How big is the Web? One way to look at is this: There are roughly 4,348 pages out there for each of the 6.9 billion people on the planet, or to put it another way 30 trillion pages. And there will be a lot more tomorrow. Given the immensity of the Web, it seems nothing short of magic that Google's search, imperfect as it is, still indexes it as well as it does.
The Google search blog is often very interesting, and a recent post gives us some insight into how the engine works and how it identifies and kills spam.
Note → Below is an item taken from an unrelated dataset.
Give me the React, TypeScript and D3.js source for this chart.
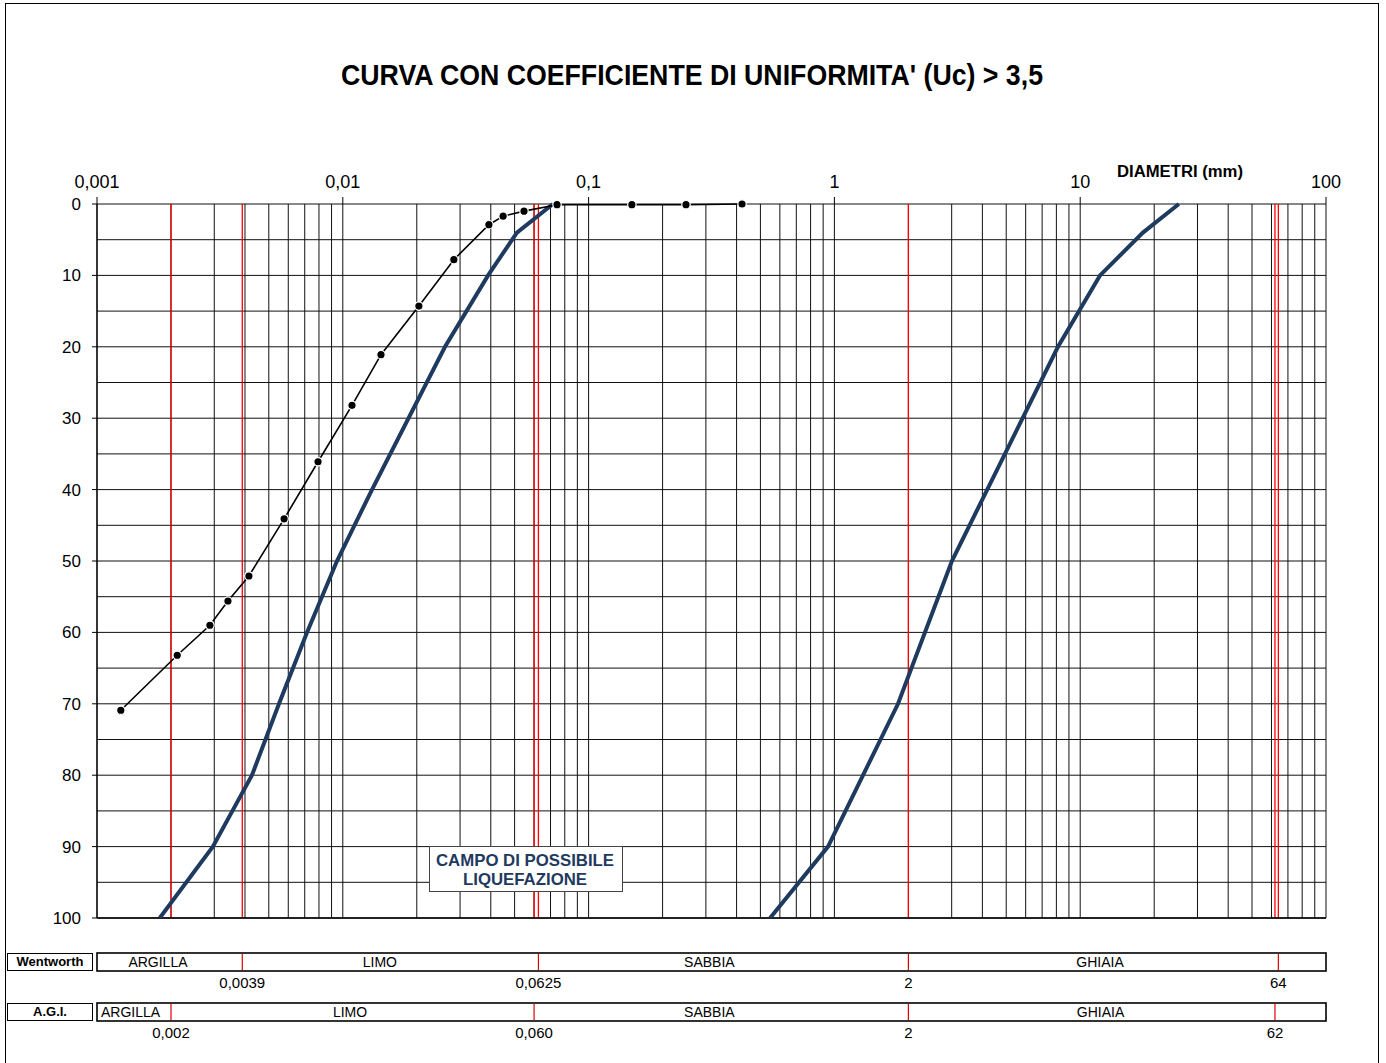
import React from "react";
import * as d3 from "d3";

// Curva limite inferiore (sinistra) - diametro (mm) / valore asse
const leftDiam = [0.0018, 0.00296, 0.00427, 0.0055, 0.00715, 0.00947, 0.01315, 0.02605, 0.039, 0.0511, 0.0716];
const leftVal = [100, 90, 80, 70, 60, 50, 40, 20, 10, 4, 0];

// Curva limite superiore (destra)
const rightDiam = [0.5475, 0.942, 1.815, 3.006, 8.12, 12.04, 18.0, 25.2];
const rightVal = [100, 90, 70, 50, 20, 10, 4, 0];

// Curva granulometrica del campione
const sampleDiam = [0.00125, 0.00212, 0.00288, 0.00341, 0.00415, 0.00577, 0.00793, 0.0109, 0.0143, 0.0204, 0.0283, 0.0393, 0.0449, 0.0546, 0.0744, 0.15, 0.249, 0.421];
const sampleVal = [70.9, 63.2, 59.0, 55.6, 52.1, 44.1, 36.1, 28.2, 21.1, 14.3, 7.8, 2.9, 1.7, 1.0, 0.1, 0.1, 0.1, 0];

// Limiti delle classi
const redLines = [0.002, 0.0039, 0.06, 0.0625, 2, 62, 64];
const decadeTicks = [0.001, 0.01, 0.1, 1, 10, 100];
const decadeLabels = ["0,001", "0,01", "0,1", "1", "10", "100"];
const yTicks = [0, 10, 20, 30, 40, 50, 60, 70, 80, 90, 100];

// Scale granulometriche
const wentClasses = ["ARGILLA", "LIMO", "SABBIA", "GHIAIA"];
const wentClassPos = [0.00177, 0.01415, 0.31, 12.05];
const wentLimits = [0.0039, 0.0625, 2, 64];
const wentLimitLabels = ["0,0039", "0,0625", "2", "64"];

const agiClasses = ["ARGILLA", "LIMO", "SABBIA", "GHIAIA"];
const agiClassPos = [0.00137, 0.0107, 0.31, 12.1];
const agiLimits = [0.002, 0.06, 2, 62];
const agiLimitLabels = ["0,002", "0,060", "2", "62"];

const FONT = "'Liberation Sans', Arial, sans-serif";
const NAVY = "#1f3a5f";

export default function App() {
  const W = 1386;
  const H = 1063;
  const x = d3.scaleLog().domain([0.001, 100]).range([97, 1326]);
  const y = d3.scaleLinear().domain([0, 100]).range([204, 918]);

  const gridX: number[] = [];
  for (let k = -3; k <= 1; k++) {
    for (let m = 1; m <= 9; m++) gridX.push(m * Math.pow(10, k));
  }
  gridX.push(100);
  const gridY = d3.range(0, 101, 5);

  const line = d3
    .line<[number, number]>()
    .x((d) => x(d[0]))
    .y((d) => y(d[1]));

  const leftPts = leftDiam.map((d, i) => [d, leftVal[i]] as [number, number]);
  const rightPts = rightDiam.map((d, i) => [d, rightVal[i]] as [number, number]);
  const samplePts = sampleDiam.map((d, i) => [d, sampleVal[i]] as [number, number]);

  const x0 = x.range()[0];
  const x1 = x.range()[1];

  const scaleRow = (
    top: number,
    name: string,
    classes: string[],
    classPos: number[],
    limits: number[],
    limitLabels: string[]
  ) => (
    <g>
      <rect x={7.5} y={top + 0.5} width={85} height={17} fill="#fff" stroke="#000" strokeWidth={1} />
      <text x={50} y={top + 13} textAnchor="middle" fontSize={13} fontWeight="bold" fontFamily={FONT}>
        {name}
      </text>
      <rect x={x0} y={top} width={x1 - x0} height={18} fill="#fff" stroke="#000" strokeWidth={1.6} />
      {limits.map((v, i) => (
        <g key={i}>
          <line x1={x(v)} x2={x(v)} y1={top + 1} y2={top + 17} stroke="#e00000" strokeWidth={1.2} />
          <text x={x(v)} y={top + 35} textAnchor="middle" fontSize={15} fontFamily={FONT}>
            {limitLabels[i]}
          </text>
        </g>
      ))}
      {classes.map((c, i) => (
        <text key={c} x={x(classPos[i])} y={top + 14} textAnchor="middle" fontSize={14} fontFamily={FONT}>
          {c}
        </text>
      ))}
    </g>
  );

  return (
    <svg
      width={W}
      height={H}
      style={{ position: "absolute", left: 0, top: 0, background: "#fff" }}
    >
      <rect x={5.5} y={3.5} width={1373} height={1070} fill="#fff" stroke="#000" strokeWidth={1} />

      <text
        x={692}
        y={85}
        textAnchor="middle"
        fontSize={29}
        fontWeight="bold"
        fontFamily={FONT}
        textLength={702}
        lengthAdjust="spacingAndGlyphs"
      >
        CURVA CON COEFFICIENTE DI UNIFORMITA' (Uc) &gt; 3,5
      </text>

      {/* griglia */}
      {gridY.map((v) => (
        <line key={`h${v}`} x1={x0} x2={x1} y1={y(v)} y2={y(v)} stroke="#111" strokeWidth={1} />
      ))}
      {gridX.map((v, i) => (
        <line key={`v${i}`} x1={x(v)} x2={x(v)} y1={y(0)} y2={y(100)} stroke="#111" strokeWidth={1} />
      ))}
      {redLines.map((v, i) => (
        <line key={`r${i}`} x1={x(v)} x2={x(v)} y1={y(0)} y2={y(100)} stroke="#ff0000" strokeWidth={1.3} />
      ))}

      {/* assi */}
      <line x1={x0} x2={x0} y1={y(0)} y2={y(100)} stroke="#000" strokeWidth={1.2} />
      <line x1={x0} x2={x1} y1={y(100)} y2={y(100)} stroke="#000" strokeWidth={1.6} />
      {decadeTicks.map((v, i) => (
        <g key={`t${i}`}>
          <line x1={x(v)} x2={x(v)} y1={y(0) - 7} y2={y(0)} stroke="#000" strokeWidth={1} />
          <text x={x(v)} y={y(0) - 16} textAnchor="middle" fontSize={18} fontFamily={FONT}>
            {decadeLabels[i]}
          </text>
        </g>
      ))}
      {yTicks.map((v) => (
        <g key={`y${v}`}>
          <line x1={x0 - 5} x2={x0} y1={y(v)} y2={y(v)} stroke="#000" strokeWidth={1} />
          <text x={x0 - 16} y={y(v) + 6} textAnchor="end" fontSize={17} fontFamily={FONT}>
            {v}
          </text>
        </g>
      ))}
      <text
        x={1180}
        y={177}
        textAnchor="middle"
        fontSize={16}
        fontWeight="bold"
        fontFamily={FONT}
        textLength={126}
        lengthAdjust="spacingAndGlyphs"
      >
        DIAMETRI (mm)
      </text>

      {/* fuso */}
      <defs>
        <clipPath id="plot">
          <rect x={x0} y={y(0) - 3} width={x1 - x0} height={y(100) - y(0) + 3} />
        </clipPath>
      </defs>
      <g clipPath="url(#plot)">
        <path d={line(leftPts) ?? ""} fill="none" stroke={NAVY} strokeWidth={4} />
        <path d={line(rightPts) ?? ""} fill="none" stroke={NAVY} strokeWidth={4} />
      </g>

      {/* campione */}
      <path d={line(samplePts) ?? ""} fill="none" stroke="#000" strokeWidth={1.6} />
      {samplePts.map((p, i) => (
        <circle key={`s${i}`} cx={x(p[0])} cy={y(p[1])} r={4.2} fill="#000" stroke="#fff" strokeWidth={1.2} />
      ))}

      {/* box */}
      <rect x={429.5} y={846.5} width={193} height={45} fill="#fff" stroke="#444" strokeWidth={1} />
      <text x={525} y={866} textAnchor="middle" fontSize={16.5} fontWeight="bold" fill={NAVY} fontFamily={FONT}
        textLength={178} lengthAdjust="spacingAndGlyphs">
        CAMPO DI POSSIBILE
      </text>
      <text x={525} y={885} textAnchor="middle" fontSize={16.5} fontWeight="bold" fill={NAVY} fontFamily={FONT}
        textLength={124} lengthAdjust="spacingAndGlyphs">
        LIQUEFAZIONE
      </text>

      {scaleRow(953, "Wentworth", wentClasses, wentClassPos, wentLimits, wentLimitLabels)}
      {scaleRow(1003, "A.G.I.", agiClasses, agiClassPos, agiLimits, agiLimitLabels)}
    </svg>
  );
}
As you may know, Google sends out "robots," little programs that crawl across the Web, following links from page to page while sorting them by content and other factors, and adding information to an index. That index is immense, taking up over 100 million gigabytes. Even so, not every page on the Web is indexed. When the robots get to a page, they look for a file called robots.txt which tells the engine not to index. If it's there, and contains instructions placed by an authorized Web master, the Google robot will not index the page.
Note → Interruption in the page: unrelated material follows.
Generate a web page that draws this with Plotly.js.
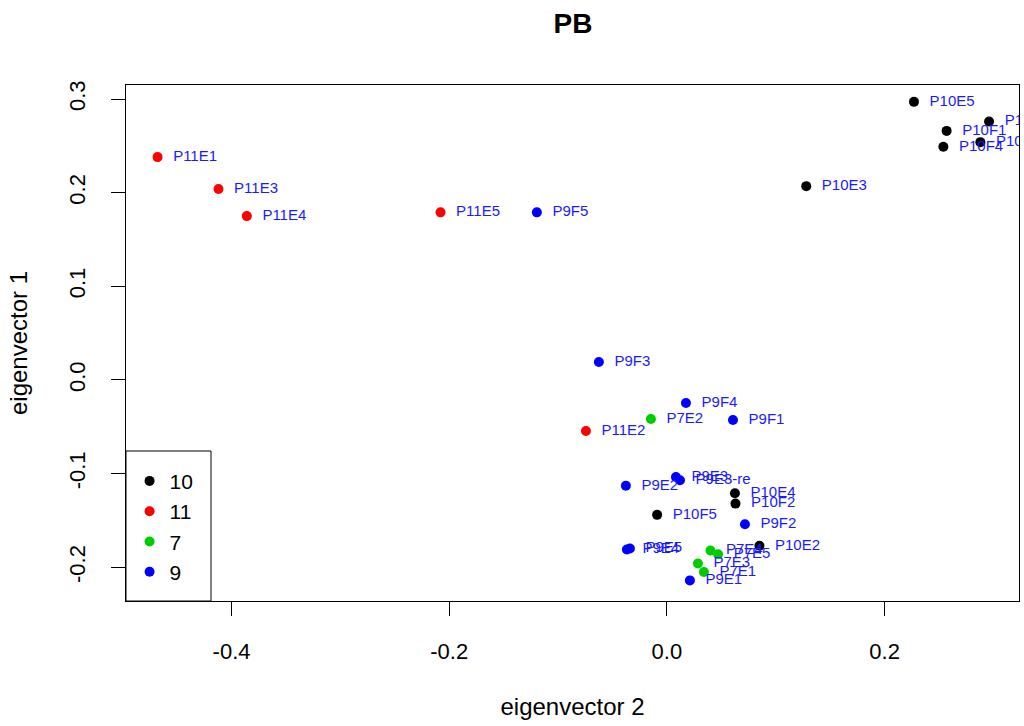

When you type something in a search box, formulas called algorithms evaluate your query and pull relevant pages from the index. Exactly how those pages are ranked is a closely guarded secret, but Google does say that it uses over 200 factors to do so. Results are typically served up in one-eighth of a second.
Humans, of course, do not enter the picture, but Google uses a corps of trained people to evaluate the accuracy of searches by testing. In a typical year, the company says, it will run over 40,000 evaluations.
Most spam removal is automatic, but some questionable pages are examined by hand. Google looks for quite a few factors that indicate spam. Hidden text and "keyword stuffing" is a clue that a page is bogus, as is user-generated spam that appears on forum or guestbook pages or user profiles.
Last year, Google launched an update to its anti-spam algorithm called Penguin which decreases the rankings of sites that are using what it calls Webspam tactics. When Google is going to take action against a site, it attempts to find and notify the owners and gives them a chance to fix the problem. The number of those requests varies quite a bit, but in one particularly busy month last year, more than 650,000 notices to Web sites were sent out.
As important as search results are to users, they can be life and death to a commercial Web site. They have a huge impact on how much traffic a site gets, and that, in turn, affects ad revenue. Anyone who runs a commercial site (including this one) spends a good deal of time trying to figure out ways to rank high in searches, or in the case of news sites (like this one) how to be included in results on Google News.